Manfaat peran BUMDes sudah dirasakan langsung oleh masyarakat Desa Tebara, Waikabubak, NTT, yang baru mendirikan BUMDes Iyya Tekki pada Januari 2020. Kampung Wisata Prai Ijing NTT, yang saat ini dikelola BUMDes Iyya Tekki misalnya, sudah mampu menyerap sekitar 60 tenaga kerja lokal dan menghasilkan pendapatan bruto sebesar Rp244.000.000 pada 2019. Belum lagi tambahan pemasukan dari unit usaha lain BUMDes Iyya Tekki, seperti Lumbung Desa, Pasar Desa, hingga Toko Grosir Desa.

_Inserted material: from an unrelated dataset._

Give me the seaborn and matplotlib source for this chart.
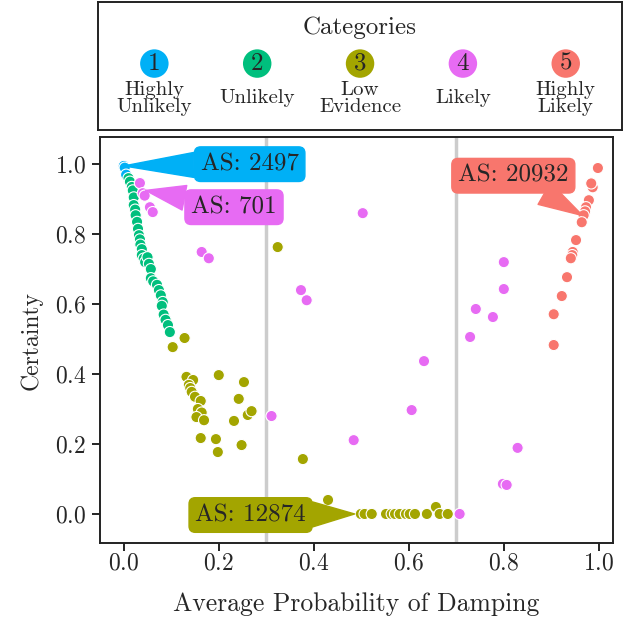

Akan tetapi di satu sisi, keberhasilan BUMDes tidak semata ditentukan oleh hitung-hitungan bisnis dan untung-rugi. “Ada tiga perspektif yang dapat dijadikan tolok ukur keberhasilan BUMDes, yakni perspektif sosial, bisnis, dan perspektif kehadiran negara. Apakah BUMDes memberikan kesempatan kelompok termarjinalkan untuk bekerja di sana, apakah karyawan BUMDes bahagia saat bekerja, atau apakah BUMDes mampu menyelesaikan masalah di tingkat desa,” Mohamad Dian Revindo., Ph.D (LPEM-FE Universitas Indonesia) menjelaskan.
Menurut Reviando, jika BUMDes mampu menyelesaikan masalah di tingkat desa, bukan tidak mungkin dukungan masyarakat akan tumbuh dengan sendirinya. Dengan begitu, akan terbentuk sebuah sistem yang sustainable. “Tidak peduli apakah pengurus BUMDes atau pemerintah desanya akan berganti di kemudian hari, masyarakat pasti akan tetap mendukung karena masyarakat melihat ada kepentingan bersama di situ,” tutup Eko.